Darum sollte man sich mal kümmern, schließlich kann sich das Kind in diesem Alter nicht frei entscheiden, die späteren erwachsenen Kinder entscheiden sich bewusst dazu.
Scheint wohl bei den Leuten in der Uni ein akzeptiertes Tabuthema zu sein?
Sie haben etwas vergessen….
Es gibt auch genügend Elternteile, die selbst für die Entfremdung sorgen.
Es sind nicht immer bzw „zu oft“ die Mütter. Oder können Sie dies faktisch fundiert erläutern ?
Abgesehen davon geht es doch um die Entfremdung als erwachsene Person….
Wieso geht es Ihnen in Ihrem Kommentar um z.B. Trennungskinder ? 🤔
Dies bedeutet ja und ist der Nachweis, dass Patchworkfamilien und gleichgeschlechtliche Paare das Verhältnis von Kindern und Elternteil zerstören.
Das hört sich in der politischen Darstellung ganz anders an ….
Deine Schlussfolgerung ist völlig aus der Luft gegriffen. Abgesehen davon wird in der Studie nichtmal behauptet, dass Entfremdung etwas negatives sein muss.
Bereits im ersten Satz steht „viele Menschen“ und nicht „alle Menschen“. Weiter im Artikel heißt es: „besonders gefährdet“. trifft also nicht auf alle Betroffenen zu. Ihre Ableitung ist eher zweifelhaft. Was wollen Sie erreichen, was wollen Sie mitteilen?
Verbindung zu Eltern ist sehr wichtig. Vielleicht schätzen wir das zu selten. Ich habe mit 14 Jahren ein Elternteil durch Suizid verloren. Nichts aber garnichts hat darauf hindeutet. Ein Trauma für mich und der Schmerz läßt nie nach.
Manchmal habe ich schon den Eindruck, dass solche Studien dazu dienen, gewachsene traditionelle Familienformen zu diskreditieren. Studien wie diese werden zunehmend dazu benutzt, Politik zu machen – unter dem Deckmantel der Wissenschaft.

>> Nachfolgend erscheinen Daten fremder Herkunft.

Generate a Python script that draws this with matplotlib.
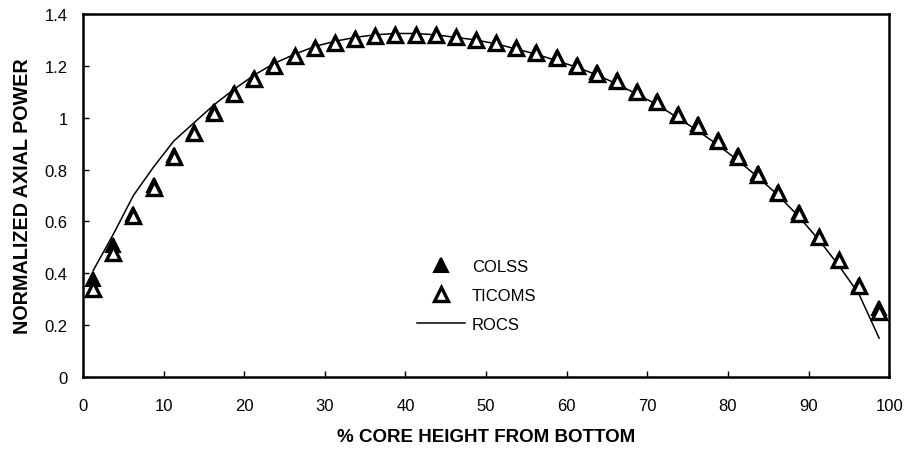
import numpy as np
import matplotlib
matplotlib.use("Agg")
import matplotlib.pyplot as plt

plt.rcParams['font.family'] = ['Liberation Sans', 'DejaVu Sans']

# core height nodes (% from bottom)
height = [1.25, 3.75, 6.25, 8.75, 11.25, 13.75, 16.25, 18.75, 21.25, 23.75,
          26.25, 28.75, 31.25, 33.75, 36.25, 38.75, 41.25, 43.75, 46.25, 48.75,
          51.25, 53.75, 56.25, 58.75, 61.25, 63.75, 66.25, 68.75, 71.25, 73.75,
          76.25, 78.75, 81.25, 83.75, 86.25, 88.75, 91.25, 93.75, 96.25, 98.75]

colss = [0.38, 0.51, 0.63, 0.74, 0.855, 0.945, 1.025, 1.095, 1.155, 1.205,
         1.24, 1.27, 1.29, 1.305, 1.315, 1.32, 1.32, 1.32, 1.31, 1.30,
         1.29, 1.27, 1.255, 1.235, 1.205, 1.175, 1.145, 1.105, 1.065, 1.015,
         0.975, 0.915, 0.855, 0.785, 0.715, 0.635, 0.54, 0.45, 0.355, 0.265]

ticoms = [0.34, 0.48, 0.62, 0.73, 0.85, 0.94, 1.02, 1.09, 1.15, 1.20,
          1.24, 1.27, 1.29, 1.305, 1.315, 1.32, 1.32, 1.32, 1.31, 1.30,
          1.29, 1.27, 1.25, 1.23, 1.20, 1.17, 1.14, 1.10, 1.06, 1.01,
          0.97, 0.91, 0.85, 0.78, 0.71, 0.63, 0.54, 0.45, 0.35, 0.25]

rocs = [0.41, 0.55, 0.70, 0.81, 0.91, 0.98, 1.05, 1.11, 1.165, 1.21,
        1.245, 1.275, 1.295, 1.31, 1.32, 1.325, 1.325, 1.32, 1.31, 1.30,
        1.285, 1.265, 1.245, 1.22, 1.195, 1.165, 1.13, 1.09, 1.05, 1.00,
        0.95, 0.895, 0.835, 0.77, 0.70, 0.62, 0.53, 0.43, 0.32, 0.15]

fig = plt.figure(figsize=(9.12, 4.56), dpi=100)
ax = fig.add_axes([0.091, 0.171, 0.884, 0.796])

ax.plot(height, rocs, color='black', linewidth=1.1, label='ROCS', zorder=2)
ax.plot(height, colss, linestyle='none', marker='^', markersize=10,
        markerfacecolor='black', markeredgecolor='black', markeredgewidth=1.5,
        label='COLSS', zorder=3)
ax.plot(height, ticoms, linestyle='none', marker='^', markersize=10,
        markerfacecolor='white', markeredgecolor='black', markeredgewidth=2.4,
        label='TICOMS', zorder=4)

ax.set_xlim(0, 100)
ax.set_ylim(0, 1.4)
ax.set_xticks(np.arange(0, 101, 10))
ax.set_yticks([0, 0.2, 0.4, 0.6, 0.8, 1.0, 1.2, 1.4])
ax.set_yticklabels(['0', '0.2', '0.4', '0.6', '0.8', '1', '1.2', '1.4'])
ax.tick_params(direction='in', length=4, width=1, labelsize=12)
ax.tick_params(axis='x', pad=15)
ax.tick_params(axis='y', pad=11)
for s in ax.spines.values():
    s.set_linewidth(1.8)

ax.set_xlabel('% CORE HEIGHT FROM BOTTOM', fontsize=13.5, fontweight='bold', labelpad=11)
ax.set_ylabel('NORMALIZED AXIAL POWER', fontsize=14.2, fontweight='bold', labelpad=9)

h, l = ax.get_legend_handles_labels()
order = [1, 2, 0]
ax.legend([h[i] for i in order], [l[i] for i in order], loc='center',
          bbox_to_anchor=(0.488, 0.225), frameon=False, fontsize=12,
          handlelength=2.9, labelspacing=0.85, handletextpad=0.4)

fig.savefig('out.png', dpi=100)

Das mag eventuell stimmen. Nur das Miteinander ist heute ein völlig anderes und die Gesellschaft gespalten. Man muss nur hier bei Artikeln lesen, wie untereinander diskutiert wird Es wird beleidigt und wer anders denkt ist out. Ich glaube wir sind vollgestopft von der Medienpolitik. Merken wir noch, wer in unserem Leben wichtig ist?.Sagen wir es diesen Menschen? Oder betrachten wir es als selbstverständlich, wenn jemand seine Zeit mit uns teilt.
@ Anke: Leider ist es für die meisten anscheinend tausend mal einfacher sich über Politik zu streiten oder über das Fernsehprogramm zu unterhalten, als über Probleme, die zwischen den sich Unterhaltenden bestehen, zu reden.
@Problemoutsourcing
👍👍Genau so ist es.
Und dann lieber übereinander anstatt miteinander
Miteinander ist ja auch viel zu riskant. Ablästern nur über Leute, die sich nicht wehren können. Das ist deren Motto. Aber auf solche Gestalten kann man pfeifen. Die sind einfach nur feige und können es nicht besser. Face to face und live erlebt, sind die meistens nur bemitleidenswert.